The only contracts legally actionable were those of betrothal (the effect of which was that the father, in the event of his failing to give the promised bride, had to furnish satisfaction and compensation), of purchase (-mancipatio-), and of loan (-nexum-). A purchase was held to be legally concluded when the seller delivered the article purchased into the hand of the buyer (-mancipare-) and the buyer at the same time paid to the seller the stipulated price in presence of witnesses. This was done, after copper superseded sheep and cattle as the regular standard of value, by weighing out the stipulated quantity of copper in a balance adjusted by a neutral person.(4)

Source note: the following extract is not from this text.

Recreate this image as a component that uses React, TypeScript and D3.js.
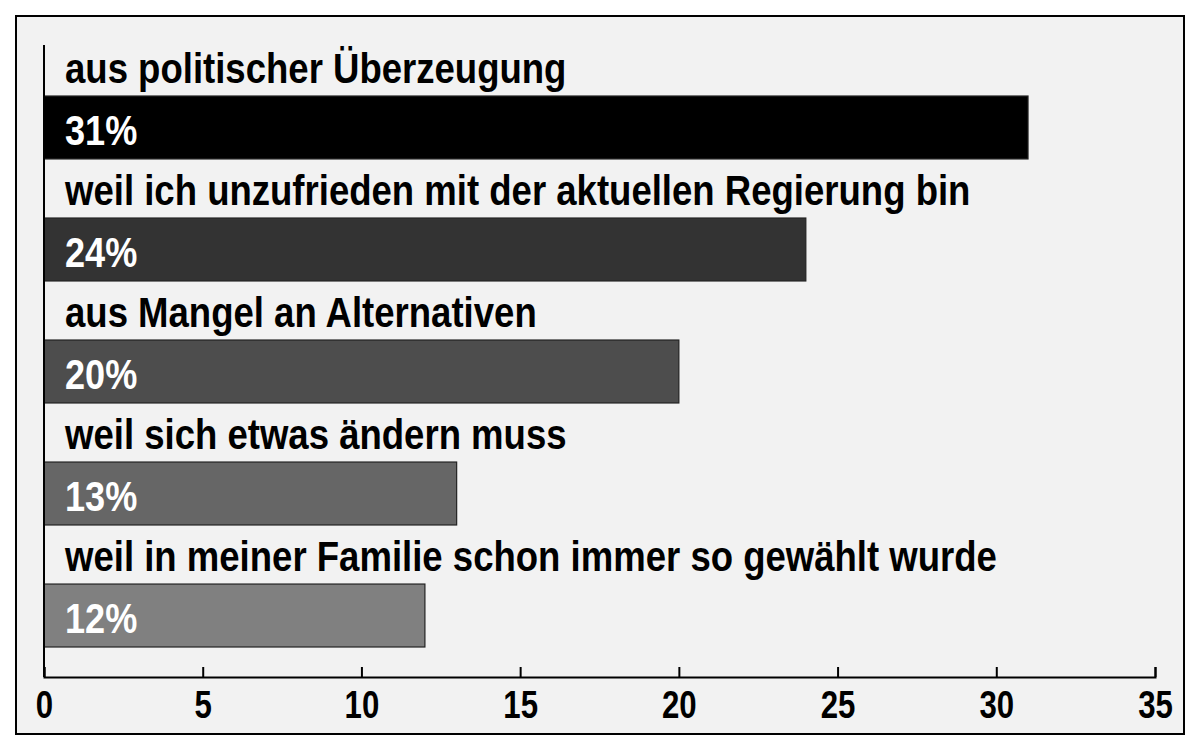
import React, { useEffect, useRef } from 'react';
import * as d3 from 'd3';

const categories = [
  'aus politischer Überzeugung',
  'weil ich unzufrieden mit der aktuellen Regierung bin',
  'aus Mangel an Alternativen',
  'weil sich etwas ändern muss',
  'weil in meiner Familie schon immer so gewählt wurde',
];
const values = [31, 24, 20, 13, 12];
const barColors = ['#000000', '#333333', '#4d4d4d', '#666666', '#808080'];
const xTicks = [0, 5, 10, 15, 20, 25, 30, 35];

const WIDTH = 1200;
const HEIGHT = 750;
const FONT = '"Liberation Sans Narrow", "Arial Narrow", "Liberation Sans", sans-serif';
// no condensed face is installed, so the regular one is squeezed sideways
const SQUEEZE = 0.85;

const App: React.FC = () => {
  const svgRef = useRef<SVGSVGElement>(null);

  useEffect(() => {
    if (!svgRef.current) return;
    const svg = d3.select(svgRef.current);
    svg.selectAll('*').remove();

    // frame
    svg.append('rect')
      .attr('x', 16).attr('y', 16)
      .attr('width', 1168).attr('height', 718)
      .attr('fill', '#f2f2f2')
      .attr('stroke', '#000')
      .attr('stroke-width', 2);

    const x = d3.scaleLinear().domain([0, 35]).range([44, 1155]);
    const y = d3.scaleBand<string>()
      .domain(categories)
      .range([96, 647])
      .paddingInner(0.484)
      .paddingOuter(0);

    const axisY = 677;

    // bars
    svg.append('g')
      .selectAll('rect')
      .data(categories)
      .join('rect')
      .attr('x', x(0))
      .attr('y', d => y(d)!)
      .attr('width', (d, i) => x(values[i]) - x(0))
      .attr('height', y.bandwidth())
      .attr('fill', (d, i) => barColors[i])
      .attr('stroke', '#222')
      .attr('stroke-width', 1.2);

    // category labels
    svg.append('g')
      .selectAll('text')
      .data(categories)
      .join('text')
      .attr('transform', d => `translate(65, ${y(d)! - 13}) scale(${SQUEEZE}, 1)`)
      .attr('fill', '#000')
      .style('font-family', FONT)
      .style('font-weight', 'bold')
      .style('font-size', '43px')
      .text(d => d);

    // value labels
    svg.append('g')
      .selectAll('text')
      .data(categories)
      .join('text')
      .attr('transform', d => `translate(65, ${y(d)! + 49}) scale(0.86, 1)`)
      .attr('fill', '#fff')
      .style('font-family', FONT)
      .style('font-weight', 'bold')
      .style('font-size', '42px')
      .text((d, i) => `${values[i]}%`);

    // x axis
    const xAxis = d3.axisBottom(x)
      .tickValues(xTicks)
      .tickSizeInner(-10)
      .tickSizeOuter(-10)
      .tickPadding(13)
      .tickFormat(d => `${d}`);

    const gx = svg.append('g')
      .attr('transform', `translate(0, ${axisY})`)
      .call(xAxis);
    gx.select('.domain').attr('stroke', '#000').attr('stroke-width', 2);
    gx.selectAll('.tick line').attr('stroke', '#000').attr('stroke-width', 2);
    gx.selectAll('.tick text')
      .attr('fill', '#000')
      .attr('transform', 'scale(0.8, 1)')
      .style('font-family', FONT)
      .style('font-weight', 'bold')
      .style('font-size', '39px');

    // y axis line
    svg.append('line')
      .attr('x1', x(0)).attr('x2', x(0))
      .attr('y1', 45).attr('y2', axisY)
      .attr('stroke', '#000')
      .attr('stroke-width', 2);
  }, []);

  return (
    <svg
      ref={svgRef}
      width={WIDTH}
      height={HEIGHT}
      style={{ position: 'absolute', left: 0, top: 0, background: '#fff' }}
    />
  );
};

export default App;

4. The -mancipatio- in its developed form must have been more recent than the Servian reform, as the selection of mancipable objects, which had for its aim the fixing of agricultural property, shows, and as even tradition must have assumed, for it makes Servius the inventor of the balance. But in its origin the -mancipatio- must be far more ancient; for it primarily applies only to objects which are acquired by grasping with the hand, and must therefore in its earliest form have belonged to the epoch when property consisted essentially in slaves and cattle (-familia pecuniaque-).

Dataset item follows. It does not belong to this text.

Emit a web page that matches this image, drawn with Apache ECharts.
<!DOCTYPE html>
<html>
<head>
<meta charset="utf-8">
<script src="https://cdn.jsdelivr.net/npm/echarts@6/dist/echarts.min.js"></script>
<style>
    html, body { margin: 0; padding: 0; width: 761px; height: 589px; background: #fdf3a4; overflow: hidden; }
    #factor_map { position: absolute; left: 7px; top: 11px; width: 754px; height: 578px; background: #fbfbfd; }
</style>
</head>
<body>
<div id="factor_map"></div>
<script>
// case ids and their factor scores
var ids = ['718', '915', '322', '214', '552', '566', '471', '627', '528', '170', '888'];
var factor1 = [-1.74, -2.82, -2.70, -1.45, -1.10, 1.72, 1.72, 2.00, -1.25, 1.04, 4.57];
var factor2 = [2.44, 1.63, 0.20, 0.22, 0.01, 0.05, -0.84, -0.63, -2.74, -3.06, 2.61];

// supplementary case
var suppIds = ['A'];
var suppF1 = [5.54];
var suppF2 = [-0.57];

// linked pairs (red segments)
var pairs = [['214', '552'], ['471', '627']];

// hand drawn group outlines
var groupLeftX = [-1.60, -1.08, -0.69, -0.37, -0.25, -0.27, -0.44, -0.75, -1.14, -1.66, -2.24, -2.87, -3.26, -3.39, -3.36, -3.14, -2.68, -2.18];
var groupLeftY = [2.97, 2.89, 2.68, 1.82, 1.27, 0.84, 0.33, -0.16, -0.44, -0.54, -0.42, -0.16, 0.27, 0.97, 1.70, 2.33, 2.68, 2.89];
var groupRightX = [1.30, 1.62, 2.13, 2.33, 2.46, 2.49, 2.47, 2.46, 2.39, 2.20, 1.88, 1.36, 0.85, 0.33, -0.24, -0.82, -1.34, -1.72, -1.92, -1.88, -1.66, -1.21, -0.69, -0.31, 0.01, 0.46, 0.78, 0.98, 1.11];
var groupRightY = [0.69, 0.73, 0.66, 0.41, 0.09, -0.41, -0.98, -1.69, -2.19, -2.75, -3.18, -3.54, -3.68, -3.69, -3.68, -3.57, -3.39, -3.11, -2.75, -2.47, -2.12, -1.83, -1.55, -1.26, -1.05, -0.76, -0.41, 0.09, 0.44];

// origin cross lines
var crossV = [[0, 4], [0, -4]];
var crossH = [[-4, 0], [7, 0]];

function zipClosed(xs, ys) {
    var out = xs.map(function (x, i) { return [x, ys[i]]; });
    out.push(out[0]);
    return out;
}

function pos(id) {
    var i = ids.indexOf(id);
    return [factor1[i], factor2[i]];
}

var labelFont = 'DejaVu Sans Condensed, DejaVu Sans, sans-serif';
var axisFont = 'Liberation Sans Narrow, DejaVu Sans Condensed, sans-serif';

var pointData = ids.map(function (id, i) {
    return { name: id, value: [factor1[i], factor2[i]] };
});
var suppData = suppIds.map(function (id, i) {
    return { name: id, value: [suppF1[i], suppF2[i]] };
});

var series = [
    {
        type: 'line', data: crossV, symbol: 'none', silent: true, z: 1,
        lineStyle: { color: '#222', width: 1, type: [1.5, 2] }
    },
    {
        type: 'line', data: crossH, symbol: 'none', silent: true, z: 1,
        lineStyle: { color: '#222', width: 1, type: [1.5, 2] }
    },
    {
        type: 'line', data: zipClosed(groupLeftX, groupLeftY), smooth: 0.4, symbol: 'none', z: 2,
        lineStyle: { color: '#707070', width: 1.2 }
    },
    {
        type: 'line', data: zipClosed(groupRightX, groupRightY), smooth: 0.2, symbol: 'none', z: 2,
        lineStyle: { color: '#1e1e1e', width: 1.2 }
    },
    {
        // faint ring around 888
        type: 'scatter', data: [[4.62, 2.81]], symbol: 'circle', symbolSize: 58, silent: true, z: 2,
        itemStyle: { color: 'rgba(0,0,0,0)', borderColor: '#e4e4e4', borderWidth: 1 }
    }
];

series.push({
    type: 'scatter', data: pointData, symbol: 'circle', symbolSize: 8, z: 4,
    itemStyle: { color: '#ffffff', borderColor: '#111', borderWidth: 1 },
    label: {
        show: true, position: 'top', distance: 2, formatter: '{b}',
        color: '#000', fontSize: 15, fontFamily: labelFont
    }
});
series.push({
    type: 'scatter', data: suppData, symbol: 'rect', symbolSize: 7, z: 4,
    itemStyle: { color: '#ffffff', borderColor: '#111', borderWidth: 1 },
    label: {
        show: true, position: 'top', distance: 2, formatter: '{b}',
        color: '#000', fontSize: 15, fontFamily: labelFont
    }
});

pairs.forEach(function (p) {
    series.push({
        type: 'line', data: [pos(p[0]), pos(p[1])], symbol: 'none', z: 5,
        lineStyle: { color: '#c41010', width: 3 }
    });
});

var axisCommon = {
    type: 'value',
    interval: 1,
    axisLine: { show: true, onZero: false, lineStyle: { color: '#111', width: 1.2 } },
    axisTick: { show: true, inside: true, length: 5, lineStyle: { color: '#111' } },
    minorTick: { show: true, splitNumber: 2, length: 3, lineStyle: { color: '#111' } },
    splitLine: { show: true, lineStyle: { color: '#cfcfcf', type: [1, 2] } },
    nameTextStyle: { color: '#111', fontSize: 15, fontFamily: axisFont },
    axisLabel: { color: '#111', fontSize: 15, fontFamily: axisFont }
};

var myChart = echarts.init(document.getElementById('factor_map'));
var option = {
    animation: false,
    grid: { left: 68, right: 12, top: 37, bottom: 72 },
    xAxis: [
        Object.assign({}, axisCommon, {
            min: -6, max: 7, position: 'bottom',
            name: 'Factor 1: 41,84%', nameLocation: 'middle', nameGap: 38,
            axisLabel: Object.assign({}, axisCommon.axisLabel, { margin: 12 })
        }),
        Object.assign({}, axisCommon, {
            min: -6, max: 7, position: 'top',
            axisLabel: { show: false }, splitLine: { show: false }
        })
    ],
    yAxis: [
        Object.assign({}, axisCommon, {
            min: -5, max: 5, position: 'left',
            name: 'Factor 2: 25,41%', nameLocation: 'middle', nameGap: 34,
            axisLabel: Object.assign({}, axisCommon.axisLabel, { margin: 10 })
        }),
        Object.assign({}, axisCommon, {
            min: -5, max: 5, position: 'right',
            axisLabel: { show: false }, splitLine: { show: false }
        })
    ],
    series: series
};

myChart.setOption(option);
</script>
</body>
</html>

The enumeration of those objects which had to be acquired by -mancipatio-, falls accordingly to be ranked as a Servian innovation; the -mancipatio- itself, and consequently the use also of the balance and of copper, are older. Beyond doubt -mancipatio- was originally the universal form of purchase, and occurred in the case of all articles even after the Servian reform; it was only a misunderstanding of later ages which put upon the rule, that certain articles had to be transferred by -mancipatio-, the construction that these articles only and no others could be so transferred.